Cette contribution, qui doit rapporter 2,3 milliards d'euros au budget de l'Etat cette année, est instaurée dans l'attente d'une réforme plus globale de l'ISF dans le budget 2013.
Le ministre délégué au Budget, Jérôme Cahuzac, a parlé "d'un effort rude demandé à ceux qui le peuvent". La droite et le centre ont dénoncé un impôt "confiscatoire", qui sera selon eux sanctionné par le Conseil constitutionnel.
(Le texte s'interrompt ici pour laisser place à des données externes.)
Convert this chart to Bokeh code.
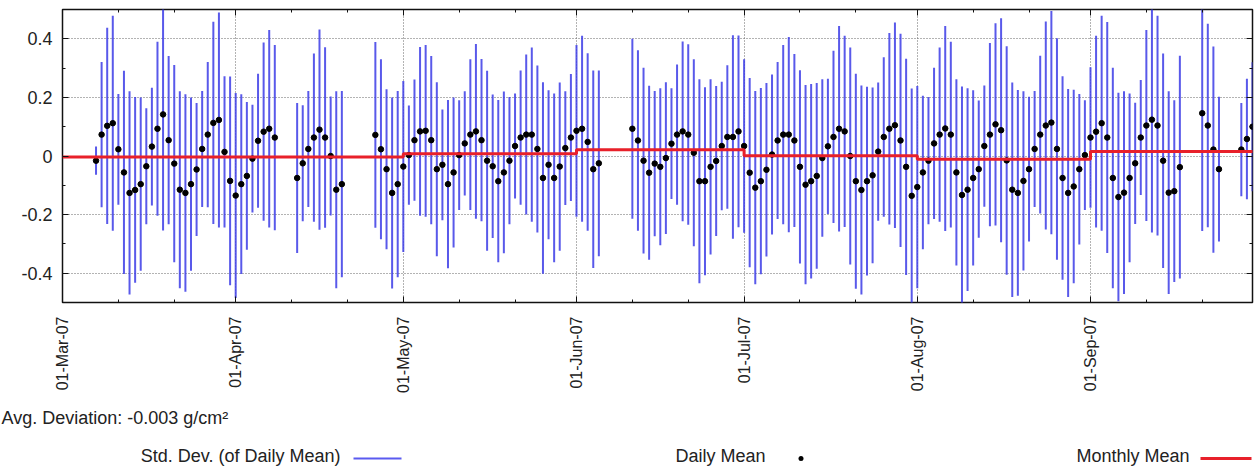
import math
import pandas as pd
from bokeh.plotting import figure
from bokeh.layouts import column
from bokeh.models import (Range1d, FixedTicker, DatetimeTickFormatter, NumeralTickFormatter,
                          LinearAxis, DatetimeAxis, Label, BoxAnnotation, ColumnDataSource,
                          CustomLabelingPolicy)
from bokeh.embed import file_html
from bokeh.resources import INLINE

# ---------------- data ----------------
dates = [
    "2007-03-07", "2007-03-08", "2007-03-09", "2007-03-10", "2007-03-11", "2007-03-12", "2007-03-13",
    "2007-03-14", "2007-03-15", "2007-03-16", "2007-03-17", "2007-03-18", "2007-03-19", "2007-03-20",
    "2007-03-21", "2007-03-22", "2007-03-23", "2007-03-24", "2007-03-25", "2007-03-26", "2007-03-27",
    "2007-03-28", "2007-03-29", "2007-03-30", "2007-03-31",
    "2007-04-01", "2007-04-02", "2007-04-03", "2007-04-04", "2007-04-05", "2007-04-06", "2007-04-07",
    "2007-04-08",
    "2007-04-12", "2007-04-13", "2007-04-14", "2007-04-15", "2007-04-16", "2007-04-17", "2007-04-18",
    "2007-04-19", "2007-04-20",
    "2007-04-26", "2007-04-27", "2007-04-28", "2007-04-29", "2007-04-30",
    "2007-05-01", "2007-05-02", "2007-05-03", "2007-05-04", "2007-05-05", "2007-05-06", "2007-05-07",
    "2007-05-08", "2007-05-09", "2007-05-10", "2007-05-11", "2007-05-12", "2007-05-13", "2007-05-14",
    "2007-05-15", "2007-05-16", "2007-05-17", "2007-05-18", "2007-05-19", "2007-05-20", "2007-05-21",
    "2007-05-22", "2007-05-23", "2007-05-24", "2007-05-25", "2007-05-26", "2007-05-27", "2007-05-28",
    "2007-05-29", "2007-05-30", "2007-05-31",
    "2007-06-01", "2007-06-02", "2007-06-03", "2007-06-04", "2007-06-05",
    "2007-06-11", "2007-06-12", "2007-06-13", "2007-06-14", "2007-06-15", "2007-06-16", "2007-06-17",
    "2007-06-18", "2007-06-19", "2007-06-20", "2007-06-21", "2007-06-22", "2007-06-23", "2007-06-24",
    "2007-06-25", "2007-06-26", "2007-06-27", "2007-06-28", "2007-06-29", "2007-06-30",
    "2007-07-01", "2007-07-02", "2007-07-03", "2007-07-04", "2007-07-05", "2007-07-06", "2007-07-07",
    "2007-07-08", "2007-07-09", "2007-07-10", "2007-07-11", "2007-07-12", "2007-07-13", "2007-07-14",
    "2007-07-15", "2007-07-16", "2007-07-17", "2007-07-18", "2007-07-19", "2007-07-20", "2007-07-21",
    "2007-07-22", "2007-07-23", "2007-07-24", "2007-07-25", "2007-07-26", "2007-07-27", "2007-07-28",
    "2007-07-29", "2007-07-30", "2007-07-31",
    "2007-08-01", "2007-08-02", "2007-08-03", "2007-08-04", "2007-08-05", "2007-08-06", "2007-08-07",
    "2007-08-08", "2007-08-09", "2007-08-10", "2007-08-11", "2007-08-12", "2007-08-13", "2007-08-14",
    "2007-08-15", "2007-08-16", "2007-08-17", "2007-08-18", "2007-08-19", "2007-08-20", "2007-08-21",
    "2007-08-22", "2007-08-23", "2007-08-24", "2007-08-25", "2007-08-26", "2007-08-27", "2007-08-28",
    "2007-08-29", "2007-08-30", "2007-08-31",
    "2007-09-01", "2007-09-02", "2007-09-03", "2007-09-04", "2007-09-05", "2007-09-06", "2007-09-07",
    "2007-09-08", "2007-09-09", "2007-09-10", "2007-09-11", "2007-09-12", "2007-09-13", "2007-09-14",
    "2007-09-15", "2007-09-16", "2007-09-17",
    "2007-09-21", "2007-09-22", "2007-09-23", "2007-09-24",
    "2007-09-28", "2007-09-29", "2007-09-30",
]

daily_mean = [
    -0.016, 0.073, 0.103, 0.112, 0.023, -0.056, -0.126, -0.116, -0.096, -0.035, 0.032, 0.093, 0.142,
    0.054, -0.026, -0.115, -0.126, -0.096, -0.046, 0.024, 0.073, 0.113, 0.123, 0.014, -0.085,
    -0.135, -0.096, -0.068, -0.009, 0.052, 0.083, 0.093, 0.063,
    -0.075, -0.025, 0.024, 0.063, 0.090, 0.063, 0.000, -0.115, -0.096,
    0.072, 0.023, -0.045, -0.126, -0.096,
    -0.036, 0.003, 0.054, 0.084, 0.086, 0.054, -0.045, -0.030, -0.096, -0.056, 0.003, 0.043, 0.073,
    0.084, 0.054, -0.016, -0.035, -0.086, -0.056, -0.016, 0.034, 0.063, 0.073, 0.073, 0.024, -0.075,
    -0.030, -0.075, -0.036, 0.027, 0.063,
    0.086, 0.093, 0.048, -0.045, -0.025,
    0.093, 0.053, -0.016, -0.057, -0.026, -0.037, -0.007, 0.042, 0.073, 0.084, 0.073, 0.011, -0.086,
    -0.086, -0.037, -0.017, 0.034, 0.065, 0.065, 0.084,
    0.034, -0.057, -0.108, -0.086, -0.047, 0.005, 0.053, 0.073, 0.073, 0.053, -0.037, -0.098, -0.086,
    -0.068, -0.007, 0.033, 0.065, 0.093, 0.084, 0.000, -0.086, -0.116, -0.086, -0.066, 0.015, 0.065,
    0.093, 0.105, 0.053, -0.037, -0.136,
    -0.106, -0.056, -0.016, 0.043, 0.073, 0.094, 0.073, -0.056, -0.133, -0.115, -0.075, -0.045, 0.034,
    0.073, 0.108, 0.088, -0.015, -0.115, -0.126, -0.085, -0.045, 0.024, 0.073, 0.104, 0.114, 0.024,
    -0.075, -0.126, -0.104, -0.045, 0.003,
    0.063, 0.083, 0.112, 0.063, -0.075, -0.140, -0.125, -0.075, -0.025, 0.063, 0.104, 0.124, 0.104,
    -0.016, -0.125, -0.120, -0.038,
    0.146, 0.104, 0.022, -0.045,
    0.022, 0.058, 0.100,
]

daily_std = [
    0.048, 0.248, 0.335, 0.367, 0.189, 0.347, 0.347, 0.317, 0.296, 0.198, 0.201, 0.297, 0.396,
    0.287, 0.337, 0.336, 0.337, 0.296, 0.227, 0.198, 0.248, 0.345, 0.367, 0.258, 0.356,
    0.350, 0.307, 0.252, 0.184, 0.229, 0.304, 0.337, 0.316,
    0.256, 0.198, 0.198, 0.287, 0.342, 0.308, 0.203, 0.336, 0.318,
    0.317, 0.307, 0.273, 0.326, 0.318,
    0.292, 0.169, 0.207, 0.288, 0.293, 0.287, 0.297, 0.189, 0.287, 0.256, 0.187, 0.178, 0.257,
    0.298, 0.277, 0.307, 0.245, 0.277, 0.276, 0.217, 0.179, 0.229, 0.273, 0.297, 0.285, 0.327,
    0.254, 0.288, 0.287, 0.194, 0.217,
    0.293, 0.317, 0.303, 0.337, 0.317,
    0.307, 0.308, 0.317, 0.297, 0.248, 0.268, 0.259, 0.189, 0.239, 0.307, 0.308, 0.319, 0.348,
    0.321, 0.299, 0.256, 0.219, 0.245, 0.347, 0.327,
    0.296, 0.323, 0.330, 0.318, 0.296, 0.273, 0.268, 0.306, 0.333, 0.295, 0.330, 0.340, 0.332,
    0.317, 0.269, 0.231, 0.294, 0.351, 0.326, 0.370, 0.367, 0.357, 0.322, 0.300, 0.236, 0.272,
    0.327, 0.351, 0.364, 0.369, 0.366,
    0.345, 0.262, 0.217, 0.258, 0.297, 0.350, 0.317, 0.318, 0.370, 0.346, 0.299, 0.234, 0.207,
    0.313, 0.345, 0.382, 0.390, 0.366, 0.351, 0.306, 0.247, 0.198, 0.269, 0.355, 0.381, 0.378,
    0.347, 0.355, 0.330, 0.257, 0.187,
    0.240, 0.327, 0.367, 0.394, 0.376, 0.356, 0.346, 0.288, 0.207, 0.196, 0.326, 0.385, 0.375,
    0.366, 0.346, 0.310, 0.380,
    0.402, 0.347, 0.352, 0.247,
    0.159, 0.206, 0.220,
]

month_starts = ["2007-03-01", "2007-04-01", "2007-05-01", "2007-06-01",
                "2007-07-01", "2007-08-01", "2007-09-01"]
monthly_mean = [-0.003, -0.003, 0.008, 0.021, 0.001, -0.011, 0.015]
series_end = "2007-10-01"

x_tick_dates = month_starts
x_minor_dates = [m[:8] + d for m in month_starts for d in ("11", "21")]
y_ticks = [-0.4, -0.2, 0.0, 0.2, 0.4]
y_minor_ticks = [-0.3, -0.1, 0.1, 0.3]
avg_deviation = -0.003
legend_labels = ["Std. Dev. (of Daily Mean)", "Daily Mean", "Monthly Mean"]

x_start, x_end = "2007-03-01", "2007-09-30"
y_start, y_end = -0.5, 0.5

FONT = "Liberation Sans"
TXT = "#222222"
BAR = "#3c3ce6"
RED = "#e8202a"
W = 1257
MAIN_H = 395
KEY_H = 76


def ms(s):
    return pd.Timestamp(s).value / 1e6


xs = pd.to_datetime(dates)
src = ColumnDataSource(dict(
    x=xs,
    mean=daily_mean,
    lo=[m - s for m, s in zip(daily_mean, daily_std)],
    hi=[m + s for m, s in zip(daily_mean, daily_std)],
))

p = figure(width=W, height=MAIN_H, x_axis_type="datetime",
           x_range=Range1d(pd.Timestamp(x_start), pd.Timestamp(x_end)),
           y_range=Range1d(y_start, y_end),
           output_backend="svg", toolbar_location=None,
           min_border_left=62, min_border_right=2, min_border_top=9, min_border_bottom=92)
p.frame_align = False
p.background_fill_color = "white"
p.border_fill_color = "white"
p.outline_line_color = "#111111"
p.outline_line_width = 1.5

xticker = FixedTicker(ticks=[ms(d) for d in x_tick_dates], minor_ticks=[ms(d) for d in x_minor_dates])
yticker = FixedTicker(ticks=y_ticks, minor_ticks=y_minor_ticks)

fmt = "%d-%b-%y"
xfmt = DatetimeTickFormatter(days=fmt, months=fmt, years=fmt, hours=fmt, hourmin=fmt)


def style_axis(ax):
    ax.axis_line_color = None
    ax.major_tick_in = 6
    ax.major_tick_out = 0
    ax.minor_tick_in = 3
    ax.minor_tick_out = 0
    ax.major_tick_line_color = "#111111"
    ax.minor_tick_line_color = "#111111"
    ax.major_label_text_font = FONT
    ax.major_label_text_color = TXT


def mirror_axis(ax):
    style_axis(ax)
    ax.major_label_policy = CustomLabelingPolicy(code="return new Set()")
    ax.major_label_text_font_size = "1px"
    ax.major_label_standoff = 0


xa = p.xaxis[0]
xa.ticker = xticker
xa.formatter = xfmt
style_axis(xa)
xa.major_label_orientation = math.pi / 2
xa.major_label_text_font_size = "16px"
xa.major_label_standoff = 14

ya = p.yaxis[0]
ya.ticker = yticker
ya.formatter = NumeralTickFormatter(format="0.[0]")
style_axis(ya)
ya.major_label_text_font_size = "18px"
ya.major_label_standoff = 10

top_axis = DatetimeAxis(ticker=xticker, formatter=xfmt)
mirror_axis(top_axis)
p.add_layout(top_axis, "above")
right_axis = LinearAxis(ticker=yticker)
mirror_axis(right_axis)
p.add_layout(right_axis, "right")

p.xgrid.ticker = xticker
p.ygrid.ticker = yticker
for g in (p.xgrid[0], p.ygrid[0]):
    g.grid_line_color = "#666666"
    g.grid_line_dash = "1 2"
    g.grid_line_width = 1

# std dev bars
p.segment(x0="x", y0="lo", x1="x", y1="hi", source=src,
          line_color=BAR, line_width=2, line_alpha=0.85)
# daily means
p.scatter(x="x", y="mean", source=src, size=5.5, color="black")
# monthly mean step line
step_x = pd.to_datetime(month_starts + [series_end])
step_y = monthly_mean + [monthly_mean[-1]]
p.step(x=step_x, y=step_y, mode="after", line_color=RED, line_width=3)

# ---------------- texts and key below the plot (separate strip, no axes) ----------------
k = figure(width=W, height=KEY_H, x_range=Range1d(0, W), y_range=Range1d(0, KEY_H),
           x_axis_location=None, y_axis_location=None,
           output_backend="svg", toolbar_location=None,
           min_border_left=0, min_border_right=0, min_border_top=0, min_border_bottom=0)
k.frame_align = False
k.grid.visible = False
k.outline_line_color = None
k.background_fill_color = "white"
k.border_fill_color = "white"


def ky(cy):
    # canvas y (from top of the whole picture) -> strip screen y (from strip bottom)
    return MAIN_H + KEY_H - cy


k.add_layout(Label(x=1, y=ky(427), x_units="screen", y_units="screen",
                   text=f"Avg. Deviation: {avg_deviation:.3f} g/cm\u00b2",
                   text_font=FONT, text_font_size="18px", text_color=TXT))

key_y = 465
for txt, right in zip(legend_labels, (340, 765, 1189)):
    k.add_layout(Label(x=right, y=ky(key_y), x_units="screen", y_units="screen",
                       text=txt, text_align="right", text_font=FONT, text_font_size="18px",
                       text_color=TXT))


def box(l, r, t, b, color, radius=0):
    return BoxAnnotation(left=l, right=r, top=ky(t), bottom=ky(b),
                         left_units="screen", right_units="screen",
                         top_units="screen", bottom_units="screen",
                         fill_color=color, fill_alpha=1, line_color=None, border_radius=radius)


k.add_layout(box(353, 401, 457, 459, "#5a5af0"))
k.add_layout(box(798, 803, 455.5, 460.5, "black", 3))
k.add_layout(box(1200, 1251, 456.5, 459.5, RED))

layout = column(p, k, spacing=0)
open("out.html", "w").write(file_html(layout, INLINE))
L'Assemblée a également approuvé une baisse, de 159.000 à 100.000 euros par enfant, de l'abattement sur les droits de succession, c'est-à-dire la partie d'un héritage ou d'une donation exonérée des droits de mutation payés par les bénéficiaires à l'Etat. Les exonérations en faveur des conjoints survivants seront conservées. L'abattement ne joue à plein que pour une succession ou donation tous les quinze ans (dix ans auparavant).
La plupart des orateurs de la droite, plus offensifs sur ce sujet que sur celui de la contribution exceptionnelle, ont reproché au gouvernement "d'empêcher les Français de transmettre le fruit des efforts de toute une vie".
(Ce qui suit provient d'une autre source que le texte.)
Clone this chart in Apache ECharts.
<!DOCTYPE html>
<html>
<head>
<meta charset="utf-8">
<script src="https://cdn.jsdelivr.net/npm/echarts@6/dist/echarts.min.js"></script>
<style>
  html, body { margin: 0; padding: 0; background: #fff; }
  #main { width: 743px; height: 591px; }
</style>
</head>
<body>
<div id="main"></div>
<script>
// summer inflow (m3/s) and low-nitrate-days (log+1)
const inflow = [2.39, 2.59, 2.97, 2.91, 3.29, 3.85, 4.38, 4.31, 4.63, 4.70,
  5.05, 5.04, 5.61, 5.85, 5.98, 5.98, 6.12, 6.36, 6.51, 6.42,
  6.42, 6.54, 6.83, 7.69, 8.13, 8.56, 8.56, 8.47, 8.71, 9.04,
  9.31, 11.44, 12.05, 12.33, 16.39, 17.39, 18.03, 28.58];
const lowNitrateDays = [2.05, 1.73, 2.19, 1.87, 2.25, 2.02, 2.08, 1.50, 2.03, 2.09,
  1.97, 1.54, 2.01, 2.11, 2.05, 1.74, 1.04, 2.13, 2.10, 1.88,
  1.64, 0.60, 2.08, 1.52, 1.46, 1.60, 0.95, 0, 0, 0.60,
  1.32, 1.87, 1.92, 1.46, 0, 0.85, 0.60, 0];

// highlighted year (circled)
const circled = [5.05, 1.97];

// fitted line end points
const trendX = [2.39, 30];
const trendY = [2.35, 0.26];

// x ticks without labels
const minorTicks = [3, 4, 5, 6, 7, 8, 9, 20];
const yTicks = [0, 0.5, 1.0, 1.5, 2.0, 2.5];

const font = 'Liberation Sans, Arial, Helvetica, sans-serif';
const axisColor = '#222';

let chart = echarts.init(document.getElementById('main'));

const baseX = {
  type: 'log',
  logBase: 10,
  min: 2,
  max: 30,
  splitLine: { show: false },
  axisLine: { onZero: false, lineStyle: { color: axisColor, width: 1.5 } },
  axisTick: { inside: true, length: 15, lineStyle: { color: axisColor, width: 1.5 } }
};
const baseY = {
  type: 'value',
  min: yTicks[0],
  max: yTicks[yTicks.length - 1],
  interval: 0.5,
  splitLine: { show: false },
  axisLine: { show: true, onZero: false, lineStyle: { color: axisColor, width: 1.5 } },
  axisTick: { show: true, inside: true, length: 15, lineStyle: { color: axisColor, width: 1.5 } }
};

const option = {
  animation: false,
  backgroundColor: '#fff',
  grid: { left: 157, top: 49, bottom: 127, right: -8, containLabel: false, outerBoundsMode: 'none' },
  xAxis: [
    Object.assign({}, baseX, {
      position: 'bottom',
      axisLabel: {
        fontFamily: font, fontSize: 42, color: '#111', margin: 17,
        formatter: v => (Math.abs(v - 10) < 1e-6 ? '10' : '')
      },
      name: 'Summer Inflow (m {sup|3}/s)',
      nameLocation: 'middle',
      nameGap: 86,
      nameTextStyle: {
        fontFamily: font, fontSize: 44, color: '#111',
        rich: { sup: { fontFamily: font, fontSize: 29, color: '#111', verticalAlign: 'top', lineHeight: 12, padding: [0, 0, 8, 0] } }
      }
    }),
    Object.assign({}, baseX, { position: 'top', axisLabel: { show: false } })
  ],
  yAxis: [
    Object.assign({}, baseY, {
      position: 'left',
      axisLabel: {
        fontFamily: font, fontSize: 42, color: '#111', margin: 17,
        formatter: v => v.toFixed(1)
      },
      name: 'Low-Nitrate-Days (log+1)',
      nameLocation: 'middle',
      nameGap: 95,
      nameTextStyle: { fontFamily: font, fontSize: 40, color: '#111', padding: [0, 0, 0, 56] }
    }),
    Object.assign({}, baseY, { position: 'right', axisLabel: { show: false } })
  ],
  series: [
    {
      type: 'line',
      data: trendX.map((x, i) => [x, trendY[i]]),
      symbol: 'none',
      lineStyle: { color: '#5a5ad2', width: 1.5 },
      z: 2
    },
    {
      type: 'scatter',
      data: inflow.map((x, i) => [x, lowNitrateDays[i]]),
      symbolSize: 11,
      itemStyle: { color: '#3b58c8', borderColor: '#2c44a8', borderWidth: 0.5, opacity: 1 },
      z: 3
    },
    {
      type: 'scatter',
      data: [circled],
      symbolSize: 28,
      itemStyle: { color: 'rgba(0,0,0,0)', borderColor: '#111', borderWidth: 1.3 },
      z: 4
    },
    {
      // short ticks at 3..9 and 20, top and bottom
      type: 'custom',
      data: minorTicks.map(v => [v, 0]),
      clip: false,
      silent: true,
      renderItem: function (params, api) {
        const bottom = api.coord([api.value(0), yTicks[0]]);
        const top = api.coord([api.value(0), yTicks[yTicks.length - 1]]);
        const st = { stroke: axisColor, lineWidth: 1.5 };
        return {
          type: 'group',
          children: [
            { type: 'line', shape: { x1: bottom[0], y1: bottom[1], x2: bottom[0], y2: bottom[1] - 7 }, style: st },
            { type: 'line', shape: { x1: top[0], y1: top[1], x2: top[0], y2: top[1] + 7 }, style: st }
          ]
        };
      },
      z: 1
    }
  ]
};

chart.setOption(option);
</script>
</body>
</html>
"Nous voulons privilégier le mérite plutôt que l'héritage", a répliqué le socialiste Pierre-Alain Muet.
En fin de soirée, les députés ont supprimé la franchise de 30 euros imposée en 2011 aux étrangers sans papiers bénéficiaires de l'Aide médicale d'Etat (AME) sous les critiques de l'UMP.
"Il y a un moment où il faut un petit peu participer, qui ne peut pas payer 30 euros?", a lancé Thierry Mariani (UMP), assurant que "personne à l'UMP ne veut remettre en cause l'AME".
"Non l'AME ne fait pas un appel d'air! Quand on quitte son pays, ce n'est pas pour venir faire des cures thermales!", s'est emporté Catherine Lemorton (PS), présidente de la commission des Affaires sociales.
Gilbert Collard (Front National) a pour sa part défendu un amendement de suppression de l'AME, au nom de "la situation économique".
Un peu plus tôt, l'autre députée du FN, Marion Maréchal-Le Pen avait appelé de ses voeux le rétablissement d'une mesure d'un gouvernement de gauche, celui de Lionel Jospin, en l'occurrence la TIPP flottante, qui fait baisser la taxe sur les carburants quand le prix du brut augmente.
Les députés ont aussi débattu jeudi soir du contrôle de leur indemnité pour frais de mandat (IRFM) dont l'utilisation alimente la suspicion et les députés de la majorité ont renvoyé la balle dans le camp du président de l'Assemblée Claude Bartolone pour qu'il fasse des propositions.
Parmi les autres mesures votées jeudi: le doublement de la taxation sur les risques systémiques des établissements de crédit, le doublement du taux de la taxe sur les transactions financières, embryon du projet de taxation des transactions financières à l'échelle européenne, une taxe de 4% sur la valeur des stocks de produits pétroliers, ou encore la surtaxation des dividendes et la hausse du forfait social de 8 à 20% sur l'épargne salariale.
Le texte sera examiné au Sénat à partir de mardi et doit être adopté définitivement d'ici le 31 juillet.